◆ YOUR GOAL ◆
Leaving out the pictures, retype all the material exactly.

◆ PROVIDED MATERIAL ◆

____

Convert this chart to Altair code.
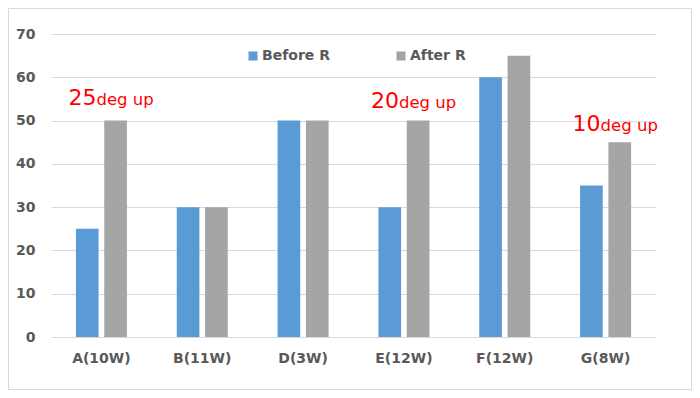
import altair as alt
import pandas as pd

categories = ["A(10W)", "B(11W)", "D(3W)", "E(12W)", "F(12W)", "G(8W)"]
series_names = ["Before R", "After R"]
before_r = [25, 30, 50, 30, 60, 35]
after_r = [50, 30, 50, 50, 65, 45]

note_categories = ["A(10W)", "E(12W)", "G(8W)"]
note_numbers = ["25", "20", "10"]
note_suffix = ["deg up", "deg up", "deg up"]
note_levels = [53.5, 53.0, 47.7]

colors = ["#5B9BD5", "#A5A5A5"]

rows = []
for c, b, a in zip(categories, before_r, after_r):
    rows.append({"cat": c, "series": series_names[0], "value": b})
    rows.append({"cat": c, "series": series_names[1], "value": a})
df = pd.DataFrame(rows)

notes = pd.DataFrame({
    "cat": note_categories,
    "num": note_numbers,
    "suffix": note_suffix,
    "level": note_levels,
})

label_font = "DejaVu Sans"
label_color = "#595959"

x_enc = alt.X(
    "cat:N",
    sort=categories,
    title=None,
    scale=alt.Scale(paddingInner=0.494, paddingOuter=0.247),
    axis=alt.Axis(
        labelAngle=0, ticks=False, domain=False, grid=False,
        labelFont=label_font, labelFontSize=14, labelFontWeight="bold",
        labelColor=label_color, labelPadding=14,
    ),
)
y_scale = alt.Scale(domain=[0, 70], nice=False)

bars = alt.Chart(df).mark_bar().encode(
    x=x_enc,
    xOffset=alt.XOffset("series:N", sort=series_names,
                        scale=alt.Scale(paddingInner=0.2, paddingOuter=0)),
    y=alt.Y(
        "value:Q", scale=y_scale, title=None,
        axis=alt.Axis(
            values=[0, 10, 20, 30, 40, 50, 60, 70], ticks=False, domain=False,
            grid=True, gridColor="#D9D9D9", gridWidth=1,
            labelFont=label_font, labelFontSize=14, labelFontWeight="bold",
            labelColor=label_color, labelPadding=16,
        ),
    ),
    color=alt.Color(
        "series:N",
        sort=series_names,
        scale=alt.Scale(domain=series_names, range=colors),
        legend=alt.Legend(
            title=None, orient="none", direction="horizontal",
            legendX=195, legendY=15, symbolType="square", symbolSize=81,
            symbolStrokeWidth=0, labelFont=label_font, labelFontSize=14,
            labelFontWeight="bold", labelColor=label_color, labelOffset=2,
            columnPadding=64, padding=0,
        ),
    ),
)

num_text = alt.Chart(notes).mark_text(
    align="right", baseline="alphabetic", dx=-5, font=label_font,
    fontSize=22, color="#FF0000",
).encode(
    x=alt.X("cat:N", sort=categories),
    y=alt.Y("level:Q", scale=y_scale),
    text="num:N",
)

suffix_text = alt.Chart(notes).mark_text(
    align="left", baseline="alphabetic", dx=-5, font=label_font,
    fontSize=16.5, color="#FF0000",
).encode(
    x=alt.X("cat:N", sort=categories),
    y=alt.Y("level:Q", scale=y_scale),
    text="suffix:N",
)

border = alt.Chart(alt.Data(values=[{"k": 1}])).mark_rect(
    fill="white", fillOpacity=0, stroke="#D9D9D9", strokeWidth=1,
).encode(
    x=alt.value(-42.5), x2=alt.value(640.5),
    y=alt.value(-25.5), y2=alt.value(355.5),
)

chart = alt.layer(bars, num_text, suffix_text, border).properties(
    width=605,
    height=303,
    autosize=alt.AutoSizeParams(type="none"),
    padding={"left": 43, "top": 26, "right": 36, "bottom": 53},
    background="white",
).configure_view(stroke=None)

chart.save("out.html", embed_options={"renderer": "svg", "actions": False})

____

◆ THE SOLUTION ◆
Convert this chart to Altair code.
import altair as alt
import pandas as pd

categories = ["A(10W)", "B(11W)", "D(3W)", "E(12W)", "F(12W)", "G(8W)"]
series_names = ["Before R", "After R"]
before_r = [25, 30, 50, 30, 60, 35]
after_r = [50, 30, 50, 50, 65, 45]

note_categories = ["A(10W)", "E(12W)", "G(8W)"]
note_numbers = ["25", "20", "10"]
note_suffix = ["deg up", "deg up", "deg up"]
note_levels = [53.5, 53.0, 47.7]

colors = ["#5B9BD5", "#A5A5A5"]

rows = []
for c, b, a in zip(categories, before_r, after_r):
    rows.append({"cat": c, "series": series_names[0], "value": b})
    rows.append({"cat": c, "series": series_names[1], "value": a})
df = pd.DataFrame(rows)

notes = pd.DataFrame({
    "cat": note_categories,
    "num": note_numbers,
    "suffix": note_suffix,
    "level": note_levels,
})

label_font = "DejaVu Sans"
label_color = "#595959"

x_enc = alt.X(
    "cat:N",
    sort=categories,
    title=None,
    scale=alt.Scale(paddingInner=0.494, paddingOuter=0.247),
    axis=alt.Axis(
        labelAngle=0, ticks=False, domain=False, grid=False,
        labelFont=label_font, labelFontSize=14, labelFontWeight="bold",
        labelColor=label_color, labelPadding=14,
    ),
)
y_scale = alt.Scale(domain=[0, 70], nice=False)

bars = alt.Chart(df).mark_bar().encode(
    x=x_enc,
    xOffset=alt.XOffset("series:N", sort=series_names,
                        scale=alt.Scale(paddingInner=0.2, paddingOuter=0)),
    y=alt.Y(
        "value:Q", scale=y_scale, title=None,
        axis=alt.Axis(
            values=[0, 10, 20, 30, 40, 50, 60, 70], ticks=False, domain=False,
            grid=True, gridColor="#D9D9D9", gridWidth=1,
            labelFont=label_font, labelFontSize=14, labelFontWeight="bold",
            labelColor=label_color, labelPadding=16,
        ),
    ),
    color=alt.Color(
        "series:N",
        sort=series_names,
        scale=alt.Scale(domain=series_names, range=colors),
        legend=alt.Legend(
            title=None, orient="none", direction="horizontal",
            legendX=195, legendY=15, symbolType="square", symbolSize=81,
            symbolStrokeWidth=0, labelFont=label_font, labelFontSize=14,
            labelFontWeight="bold", labelColor=label_color, labelOffset=2,
            columnPadding=64, padding=0,
        ),
    ),
)

num_text = alt.Chart(notes).mark_text(
    align="right", baseline="alphabetic", dx=-5, font=label_font,
    fontSize=22, color="#FF0000",
).encode(
    x=alt.X("cat:N", sort=categories),
    y=alt.Y("level:Q", scale=y_scale),
    text="num:N",
)

suffix_text = alt.Chart(notes).mark_text(
    align="left", baseline="alphabetic", dx=-5, font=label_font,
    fontSize=16.5, color="#FF0000",
).encode(
    x=alt.X("cat:N", sort=categories),
    y=alt.Y("level:Q", scale=y_scale),
    text="suffix:N",
)

border = alt.Chart(alt.Data(values=[{"k": 1}])).mark_rect(
    fill="white", fillOpacity=0, stroke="#D9D9D9", strokeWidth=1,
).encode(
    x=alt.value(-42.5), x2=alt.value(640.5),
    y=alt.value(-25.5), y2=alt.value(355.5),
)

chart = alt.layer(bars, num_text, suffix_text, border).properties(
    width=605,
    height=303,
    autosize=alt.AutoSizeParams(type="none"),
    padding={"left": 43, "top": 26, "right": 36, "bottom": 53},
    background="white",
).configure_view(stroke=None)

chart.save("out.html", embed_options={"renderer": "svg", "actions": False})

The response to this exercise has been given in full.